Even well-designed systems fail when people are afraid to speak. Psychological safety is essential. Punish the first person who brings bad news, and others will stay silent. Thank them and take their concerns seriously, and others will speak up too.
It takes courage to implement systemic change before a crisis forces it, and humility to admit the systems are falling short and to keep examining and correcting long after the pressure fades.
So what can you do?
Ask:
- How quickly does bad news travel upward in my organization?
- Are accountability mechanisms applied equally at every level?
- Are the incentives driving the behavior I want?
- Would someone feel safe challenging me directly?
Act:
- Review one incentive structure and identify what behavior it unintentionally rewards.
- Create one mechanism for independent challenge or review.
- Publicly protect someone who raises a difficult concern in good faith.
Model:
Admit one leadership blind spot openly. Show your team that correction is not weakness, but stewardship.

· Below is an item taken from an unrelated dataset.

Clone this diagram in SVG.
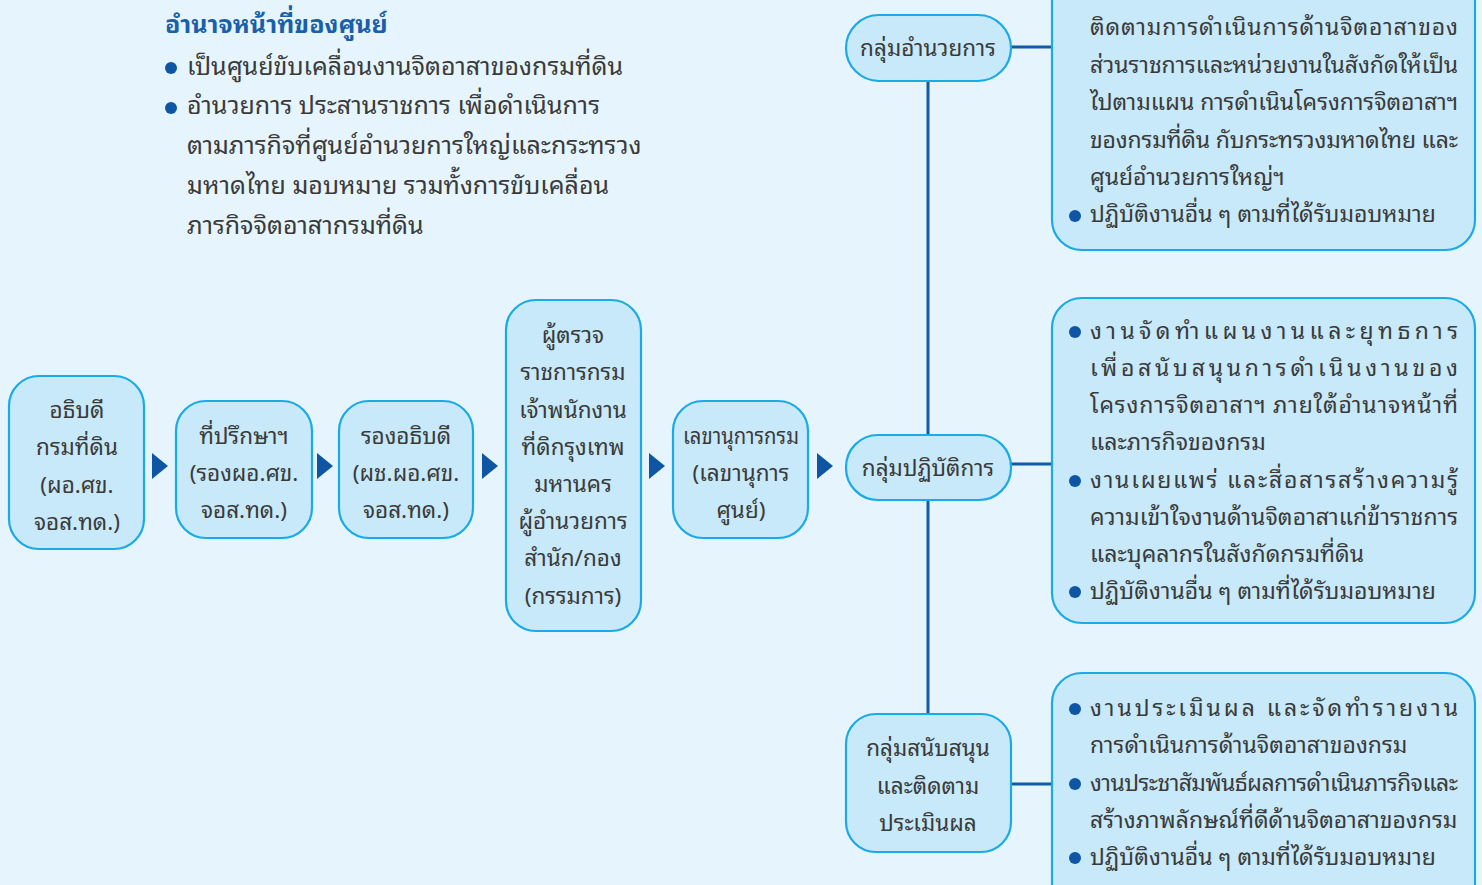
<svg xmlns="http://www.w3.org/2000/svg" width="1482" height="885" viewBox="0 0 1482 885">
<defs>
<style>
.bg{fill:#E6F5FD}
.node{fill:#C7E9F9;stroke:#1AAAE6;stroke-width:2.2}
.t{font-family:"Noto Sans Thai Looped","Noto Sans Thai","Noto Sans","DejaVu Sans",sans-serif;font-size:22.5px;fill:#3A3A3A}
.c{text-anchor:middle}
.h{font-size:25px;font-weight:bold;fill:#1A5FAA}
.big{font-size:25px}
.r{font-size:23px}
.line{stroke:#0E5BA7;stroke-width:3;fill:none}
.arr{fill:#0E56A4}
.dot{fill:#0E56A4}
</style>
</defs>
<rect class="bg" x="0" y="0" width="1482" height="885"/>

<g id="intro">
<text class="t h" x="165" y="33">อำนาจหน้าที่ของศูนย์</text>
<circle class="dot" cx="171" cy="68" r="6"/>
<text class="t big" x="187" y="75">เป็นศูนย์ขับเคลื่อนงานจิตอาสาของกรมที่ดิน</text>
<circle class="dot" cx="171" cy="108" r="6"/>
<text class="t big" x="187" y="114">อำนวยการ ประสานราชการ เพื่อดำเนินการ</text>
<text class="t big" x="187" y="154">ตามภารกิจที่ศูนย์อำนวยการใหญ่และกระทรวง</text>
<text class="t big" x="187" y="194">มหาดไทย มอบหมาย รวมทั้งการขับเคลื่อน</text>
<text class="t big" x="187" y="234">ภารกิจจิตอาสากรมที่ดิน</text>
</g>

<g id="connectors">
<polygon class="arr" points="152,453 168,466 152,479"/>
<polygon class="arr" points="317,453 333,466 317,479"/>
<polygon class="arr" points="482,453 498,466 482,479"/>
<polygon class="arr" points="649,453 665,466 649,479"/>
<polygon class="arr" points="817,453 833,466 817,479"/>
<line class="line" x1="928" y1="81" x2="928" y2="435"/>
<line class="line" x1="928" y1="500" x2="928" y2="714"/>
<line class="line" x1="1011" y1="47" x2="1052" y2="47"/>
<line class="line" x1="1011" y1="464" x2="1052" y2="464"/>
<line class="line" x1="1011" y1="784" x2="1052" y2="784"/>
</g>

<g id="n1">
<rect class="node" x="9" y="376" width="135" height="173" rx="30"/>
<text class="t c" x="77" y="418">อธิบดี</text>
<text class="t c" x="77" y="455">กรมที่ดิน</text>
<text class="t c" x="77" y="493">(ผอ.ศข.</text>
<text class="t c" x="77" y="530">จอส.ทด.)</text>
</g>
<g id="n2">
<rect class="node" x="176" y="401" width="136" height="137" rx="30"/>
<text class="t c" x="244" y="444">ที่ปรึกษาฯ</text>
<text class="t c" x="244" y="481">(รองผอ.ศข.</text>
<text class="t c" x="244" y="518">จอส.ทด.)</text>
</g>
<g id="n3">
<rect class="node" x="339" y="401" width="134" height="137" rx="30"/>
<text class="t c" x="406" y="444">รองอธิบดี</text>
<text class="t c" x="406" y="481">(ผช.ผอ.ศข.</text>
<text class="t c" x="406" y="518">จอส.ทด.)</text>
</g>
<g id="n4">
<rect class="node" x="506" y="300" width="135" height="331" rx="30"/>
<text class="t c" x="573" y="343">ผู้ตรวจ</text>
<text class="t c" x="573" y="380">ราชการกรม</text>
<text class="t c" x="573" y="418">เจ้าพนักงาน</text>
<text class="t c" x="573" y="455">ที่ดิกรุงเทพ</text>
<text class="t c" x="573" y="492">มหานคร</text>
<text class="t c" x="573" y="529">ผู้อำนวยการ</text>
<text class="t c" x="573" y="566">สำนัก/กอง</text>
<text class="t c" x="573" y="604">(กรรมการ)</text>
</g>
<g id="n5">
<rect class="node" x="673" y="401" width="135" height="137" rx="30"/>
<text class="t c" x="741" y="444" textLength="116" lengthAdjust="spacingAndGlyphs">เลขานุการกรม</text>
<text class="t c" x="741" y="481">(เลขานุการ</text>
<text class="t c" x="741" y="518">ศูนย์)</text>
</g>
<g id="n6">
<rect class="node" x="846" y="15" width="165" height="66" rx="33"/>
<text class="t c" x="928" y="56">กลุ่มอำนวยการ</text>
</g>
<g id="n7">
<rect class="node" x="846" y="435" width="165" height="65" rx="32"/>
<text class="t c" x="928" y="476">กลุ่มปฏิบัติการ</text>
</g>
<g id="n8">
<rect class="node" x="846" y="714" width="165" height="138" rx="30"/>
<text class="t c" x="928" y="756">กลุ่มสนับสนุน</text>
<text class="t c" x="928" y="794">และติดตาม</text>
<text class="t c" x="928" y="831">ประเมินผล</text>
</g>

<g id="box1">
<rect class="node" x="1052" y="-40" width="423" height="290" rx="30"/>
<text class="t r" x="1090" y="35" textLength="368" lengthAdjust="spacing">ติดตามการดำเนินการด้านจิตอาสาของ</text>
<text class="t r" x="1090" y="73" textLength="368" lengthAdjust="spacing">ส่วนราชการและหน่วยงานในสังกัดให้เป็น</text>
<text class="t r" x="1090" y="110" textLength="368" lengthAdjust="spacing">ไปตามแผน การดำเนินโครงการจิตอาสาฯ</text>
<text class="t r" x="1090" y="148" textLength="368" lengthAdjust="spacing">ของกรมที่ดิน กับกระทรวงมหาดไทย และ</text>
<text class="t r" x="1090" y="185">ศูนย์อำนวยการใหญ่ฯ</text>
<circle class="dot" cx="1075" cy="216" r="6"/>
<text class="t r" x="1090" y="222">ปฏิบัติงานอื่น ๆ ตามที่ได้รับมอบหมาย</text>
</g>

<g id="box2">
<rect class="node" x="1052" y="298" width="423" height="325" rx="30"/>
<circle class="dot" cx="1075" cy="332" r="6"/>
<text class="t r" x="1090" y="339" textLength="368" lengthAdjust="spacing">งานจัดทำแผนงานและยุทธการ</text>
<text class="t r" x="1090" y="376" textLength="368" lengthAdjust="spacing">เพื่อสนับสนุนการดำเนินงานของ</text>
<text class="t r" x="1090" y="413" textLength="368" lengthAdjust="spacing">โครงการจิตอาสาฯ ภายใต้อำนาจหน้าที่</text>
<text class="t r" x="1090" y="450">และภารกิจของกรม</text>
<circle class="dot" cx="1075" cy="481" r="6"/>
<text class="t r" x="1090" y="488" textLength="368" lengthAdjust="spacing">งานเผยแพร่ และสื่อสารสร้างความรู้</text>
<text class="t r" x="1090" y="525" textLength="368" lengthAdjust="spacing">ความเข้าใจงานด้านจิตอาสาแก่ข้าราชการ</text>
<text class="t r" x="1090" y="562">และบุคลากรในสังกัดกรมที่ดิน</text>
<circle class="dot" cx="1075" cy="592" r="6"/>
<text class="t r" x="1090" y="599">ปฏิบัติงานอื่น ๆ ตามที่ได้รับมอบหมาย</text>
</g>

<g id="box3">
<rect class="node" x="1052" y="673" width="423" height="250" rx="30"/>
<circle class="dot" cx="1075" cy="709" r="6"/>
<text class="t r" x="1090" y="716" textLength="368" lengthAdjust="spacing">งานประเมินผล และจัดทำรายงาน</text>
<text class="t r" x="1090" y="753">การดำเนินการด้านจิตอาสาของกรม</text>
<circle class="dot" cx="1075" cy="784" r="6"/>
<text class="t r" x="1090" y="791" textLength="368" lengthAdjust="spacing">งานประชาสัมพันธ์ผลการดำเนินภารกิจและ</text>
<text class="t r" x="1090" y="828">สร้างภาพลักษณ์ที่ดีด้านจิตอาสาของกรม</text>
<circle class="dot" cx="1075" cy="858" r="6"/>
<text class="t r" x="1090" y="865">ปฏิบัติงานอื่น ๆ ตามที่ได้รับมอบหมาย</text>
</g>
</svg>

Systems do not move towards justice on their own. Left unchecked, they tend to protect themselves. Stewardship means noticing that drift and correcting it before people are harmed. This is the challenge of leadership and the responsibility of every steward.
But no leader sustains this kind of stewardship alone. That’s why I lead Kingdom Factor Cohorts (KFCs), confidential groups where Christian CEOs, founders, and executives find the wisdom, courage, and accountability to lead faithfully over the long term. Come see if a KFC is right for you.
(Read the entire UK Post Office Scandal series here.)
Thank you, Mun-Wai, for a truly outstanding series. I do not believe the Post Office scandal is anywhere near concluded; its implications for the 21st century are profound and still unfolding.
Perhaps God guided you to select this subject, because of the powerful lessons it holds for justice, truth, and accountability in our time. I pray that your work will not only continue to bring these issues into the light, but also help draw others toward God, through Jesus Christ, and toward a deeper commitment to unity, loving one another, independence of thought, and faithful stewardship.
Whilst your work has a clear foundation in Christianity, it also reaches far beyond—speaking to people of all faiths, as well as those who do not identify with any religious tradition. It offers something meaningful to anyone beginning a journey of self-awareness, particularly through its emphasis on affective empathy and our shared responsibility to understand and care for one another.
Thank you, Trevor. Your encouragement means a great deal, especially given your firsthand experience of events that most of us only know through inquiries, reports, and headlines.
One of the things that struck me throughout this series is that the Post Office scandal was never just a technology failure or a legal failure. It became a human failure, touching truth, justice, leadership, culture, and stewardship. That’s why I agree that its implications are still unfolding.
I also appreciate your observation about reaching beyond a Christian audience. While the series is grounded in a biblical worldview, my hope has always been that principles such as truth-seeking, accountability, empathy, and stewardship resonate with anyone who cares about leading people well.
And thank you for the many conversations we’ve had along the way. They helped me see not only the public story, but also some of the human realities behind it. I know there are still lessons from this scandal that leaders around the world have yet to learn.